她哑然,半晌,微微勾唇,调皮的语调:“可是我还不是你的妻子。”
容瑾听完,一脸黑线,容允噗呲一声笑出了声音:“哈哈——”
“现在给我把民政局给我清空了,二十分钟后我要拿到我们两人的结婚证。”
容瑾一副老子就是天的姿态,命令着一脸错愕的容允。
“噗——”
现在可是结婚热潮之日,现在清空民政局是不是太暴力了。
容允就算是内心中再不甘,也只能领命出去,做这些苦命的差事。
容允领命出去后,韩凝拉了拉容瑾的手指。
“怎么了?”容瑾眉眼温柔,低眸询问。
“容瑾,我想去看看哥哥,不知道他现在怎么样了?”韩凝嘴角抿的笔直,泼墨的眸尽显担忧。

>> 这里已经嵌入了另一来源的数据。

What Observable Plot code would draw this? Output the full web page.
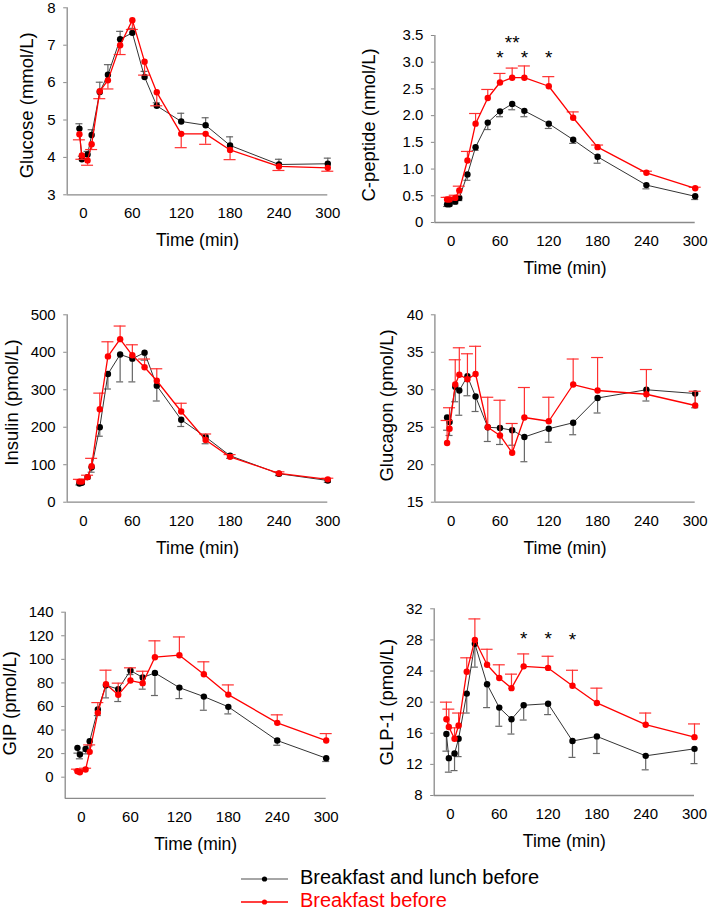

“他比你解除病毒要早,肯定没有事了,我们现在出现只会打扰了他!”
“打扰?”韩凝蹙眉惊讶。
容瑾暧昧一笑:“傻瓜,你不是已经知道了白诩对某人的情谊了。”
得到容瑾的提醒,韩凝恍然大悟,低眸害羞一笑。
“那就不去了,容凌和容念什么时候放学,我们去接他们吧。”韩凝弯着唇角笑的异常的甜美。
“凝凝不是不喜欢抛头露面?去接容凌他们会有很多人哦。”容瑾伸手把人揽进自己的怀里。
“不是要公之于众了吗?我要适应随时被人围观和议论。”
“那个人敢议论我的女人,我把他们的舌头拔了。”容瑾视线柔和,语气狠劣,说的轻描淡写。
好似拔掉的是那些不足为奇的花花草草。
“张妈备车!”容瑾牵着韩凝的手:“我们去接容凌和容念。”
另一座公寓里,简单奢侈的二楼卧室里的大床上,躺在还在昏迷的韩煜。
他比着韩凝受了太多的折磨,白皙惨白的手腕脚裸上面的红痕,显得异常的刺眼。
那上面血肉模糊深可见骨,白诩看的双眸微红,一阵难受。
韩煜你真是个傻瓜,为了她,真的不要自己的命了。
白诩从客厅拿上来医药箱,拿出特制的药膏,小心翼翼的涂抹在那猩红的伤口上。
手腕上凉凉的触感令昏迷整整八天的韩煜,睁开了眼睑。
窗外透进来的阳光分外刺眼,让刚刚睁开眼睑的韩煜,立刻又闭上了。
他适应了好一会儿,才缓缓凝视着四周。
首先映入眼帘的是蹲坐在床边的某人,他眉心紧蹙,双眸低垂,长长的眼睫在青黑色的眼袋上打下一圈暗影。
看不到他脸颊的神情,只知道他全身心的扑在韩煜的手腕上。
单膝跪在地上的男子,骨节分明纤细瓷玉的双手在微微颤抖。